Spar distributor Appleby Westward supplies the sizeable fruit and veg section, but Justin is keen to move to a local, loose offering rather than pre-packed, to cut down on waste. “Wastage was painful to start with, but it’s getting better; it will be easier with loose. It takes a bit of trial and error about what works and what doesn’t. But there are some ingredients you can use in food to go, such as salad items.”

Key to the new chilled offering is meal solutions. “It’s about having the range for people to buy the ingredients for a meal, rather than buying a red curry with some frozen peas with it,” Justin says. However, a range of Spar ready meals is also on offer, with the Italian range selling particularly well and another new range of Indian meals showing plenty of promise. “The new Indian’s selling well, and it’s only been on sale a few weeks. It’ll be on TV soon so it’ll be interesting to see how that goes,” he adds.

In the far corner sits the alcohol section, which is a vital category for the shop given there isn’t an off licence locally. “Our off licence is one of the reasons late afternoon is so busy. We really promoted it after the refit.” Justin was also aware that he had competition from a nearby Co-op, which had also upped its game in beers, wines and spirits.

The Co-op in question, a couple of miles down the road in Chew Magna, coincidentally embarked on their own refit a week after Spar Winford’s had finished. The 3,000sq ft store also offers food to go and Costa coffee, but Justin believes his store has a key point of difference. “Parking is an issue at the Co-op. It’s all about haste in the morning and you can spend five or 10 minutes looking for a space down there, whereas one of our biggest bonuses is that we’ve got plenty of parking,” he says. “I’m certain we’ve taken customers from the Co-op since the refit.”

Justin also believes he made the right choice by not installing chillers with doors, partly due to space constraints. “I’ve been to shops where the aisles aren’t massive, and if you’ve got the door open it becomes too squashed.
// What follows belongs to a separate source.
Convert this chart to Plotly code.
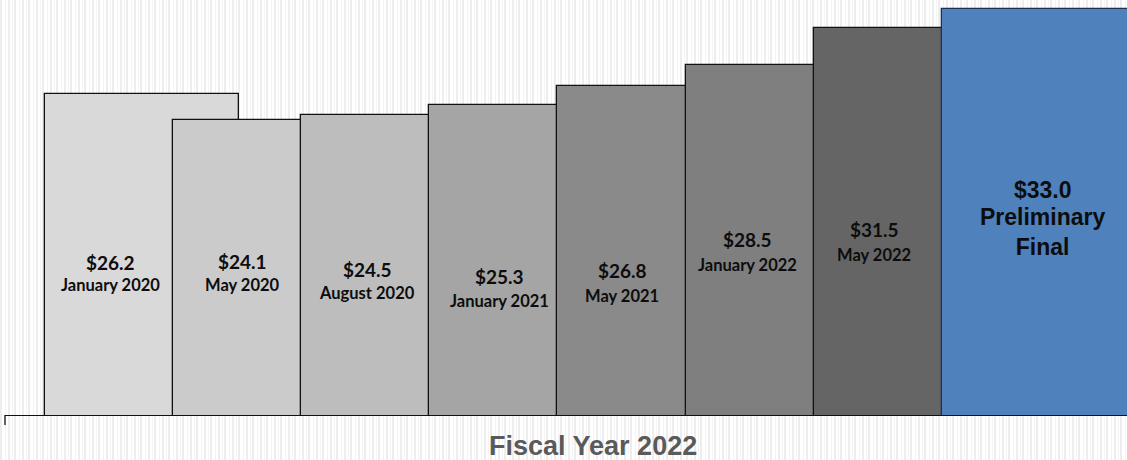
import plotly.graph_objects as go
from urllib.parse import quote

# ---- data ----
categories = ["January 2020", "May 2020", "August 2020", "January 2021",
              "May 2021", "January 2022", "May 2022", "Preliminary Final"]
values = [26.2, 24.1, 24.5, 25.3, 26.8, 28.5, 31.5, 33.0]
value_labels = ["$26.2", "$24.1", "$24.5", "$25.3", "$26.8", "$28.5", "$31.5", "$33.0"]
date_labels = ["January 2020", "May 2020", "August 2020", "January 2021",
               "May 2021", "January 2022", "May 2022", "Preliminary<br>Final"]
axis_title = "Fiscal Year 2022"

# ---- styles ----
bar_colors = ["#d9d9d9", "#cbcbcb", "#bdbdbd", "#a5a5a5", "#8a8a8a", "#7f7f7f", "#656565", "#4f81bd"]
line_colors = ["#111111"] * 7 + ["#1f2f4f"]
label_dx = [-0.246, -0.219, -0.242, -0.211, -0.25, -0.272, -0.286, 0.03]
value_py = [262, 261.5, 269, 276, 270, 239, 229, 190]
date_py = [285, 285, 293, 301, 296, 265, 255, 232]

W, H = 1127, 460
ML, MB = 5, 45
PW, PH = W - ML, H - MB

xs = list(range(len(values)))

fig = go.Figure()
fig.add_trace(go.Bar(
    x=xs, y=values, width=1.514,
    marker=dict(color=bar_colors, line=dict(color=line_colors, width=1.3)),
    hoverinfo="skip", showlegend=False,
))

annotations = []
for i in range(len(values)):
    last = i == len(values) - 1
    fam_v = "Liberation Sans, Arial" if last else "Lato"
    annotations.append(dict(
        x=xs[i] + label_dx[i], xref="x", y=1 - value_py[i] / PH, yref="paper",
        text=f"<b>{value_labels[i]}</b>", showarrow=False, xanchor="center", yanchor="middle",
        font=dict(family=fam_v, size=23 if last else 19, color="#0d0d0d"),
    ))
    annotations.append(dict(
        x=xs[i] + label_dx[i], xref="x", y=1 - date_py[i] / PH, yref="paper",
        text=f"<b>{date_labels[i]}</b>", showarrow=False, xanchor="center", yanchor="middle",
        font=dict(family=fam_v, size=23 if last else 16.5, color="#0d0d0d"),
    ))

annotations.append(dict(
    x=(593 - ML) / PW, xref="paper", y=1 - 445.5 / PH, yref="paper",
    text=f"<b>{axis_title}</b>", showarrow=False, xanchor="center", yanchor="middle",
    font=dict(family="Liberation Sans, Arial", size=27, color="#5a5a5a"),
))

# striped background texture
stripes = []
for x0 in range(0, W, 14):
    stripes.append(f'<rect x="{x0}" y="0" width="2" height="{H}" fill="#ededed"/>')
    stripes.append(f'<rect x="{x0+5}" y="0" width="1" height="{H}" fill="#f3f3f3"/>')
    stripes.append(f'<rect x="{x0+8}" y="0" width="2" height="{H}" fill="#eeeeee"/>')
    stripes.append(f'<rect x="{x0+12}" y="0" width="1" height="{H}" fill="#f4f4f4"/>')
svg = (f'<svg xmlns="http://www.w3.org/2000/svg" width="{W}" height="{H}" '
       f'viewBox="0 0 {W} {H}" preserveAspectRatio="none">'
       f'<rect width="{W}" height="{H}" fill="#ffffff"/>' + "".join(stripes) + '</svg>')
src = "data:image/svg+xml;charset=utf-8," + quote(svg)

fig.update_layout(
    width=W, height=H,
    margin=dict(l=ML, r=0, t=0, b=MB, pad=0),
    paper_bgcolor="#ffffff", plot_bgcolor="rgba(0,0,0,0)",
    barmode="overlay", bargap=0,
    annotations=annotations,
    images=[dict(source=src, xref="paper", yref="paper", x=-ML / PW, y=1,
                 sizex=W / PW, sizey=H / PH, sizing="stretch", layer="below",
                 xanchor="left", yanchor="top")],
    shapes=[dict(type="line", xref="paper", yref="paper", x0=0, x1=0,
                 y0=0, y1=-10 / PH, line=dict(color="#111111", width=1.3))],
    xaxis=dict(range=[-1.07, 7.689], showgrid=False, zeroline=False, showticklabels=False,
               ticks="", showline=True, linecolor="#111111", linewidth=1.3),
    yaxis=dict(range=[0.55, 33.7], showgrid=False, zeroline=False, showticklabels=False,
               ticks="", showline=False),
)

fig.write_html("out.html")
We widened the aisles so people could have more space,” he says. “The Co-op went down the chiller door route and has had negative feedback for those reasons, and a lot of older customers say they find it hard with their basket in one hand and the other trying to open the door.”
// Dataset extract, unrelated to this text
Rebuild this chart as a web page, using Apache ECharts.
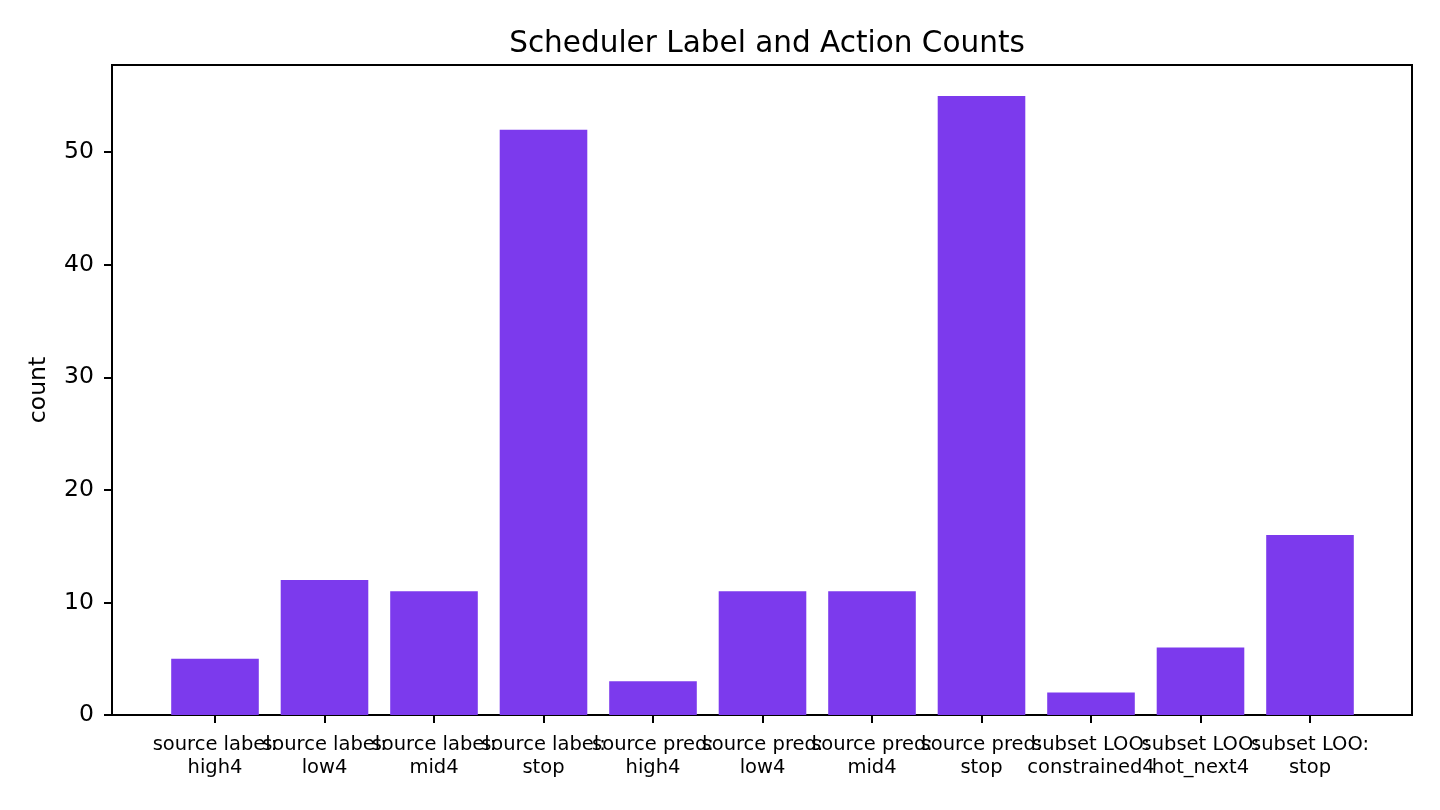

He may have forsaken the eco-friendly benefits of chillers with doors, but he has managed to save energy with the installation of 18kw of solar panels, which saves him about £3,500 a year and covers about a third of the shop’s energy usage.

Justin intends to expand the site further next year as he looks to continue the transformation to a destination shop, but without jeopardising its community credentials. “We’ve got a very stable workforce here, with a number who have been here more than 10 years. They know the customers, so you get banter and a different type of atmosphere. The shop lends itself to that,” he says. “In truth, one of the things I’m most concerned about if we expand is losing that theatre.”

The store worked hard to engage with community events, including an annual scarecrow trail to raise money for a local child with a rare form of cancer. It also sponsors a local rugby team and a ‘Marafun’, in which participants run a marathon as part of a team.

With sales showing healthy growth, and the community on side, there is every chance Justin will fully realise his vision with the next project. “The refit was a stepping stone and it’s given us the confidence to go a couple of stages further next year and go over the line so we’re a shop that happens to sell fuel, rather than a forecourt that happens to sell fruit and veg,” he says.

Positive results

The refit, which was completed in January 2013, has had a significant effect on turnover. For the year to June, sales increased by 13% to £1.05m - averaging at just over £20,000 a week - while year-on-year growth for the previous year was 9%.

Chilled sales grew by 20% to £115,000 in the latest annual results, while fruit and veg went up by 19% to just over £19,000.

Food to go is the big winner, with sales for August up 60% on the previous year to £1,830. Basket spend has increased from £4.03 to £4.29 and footfall has increased by 6%.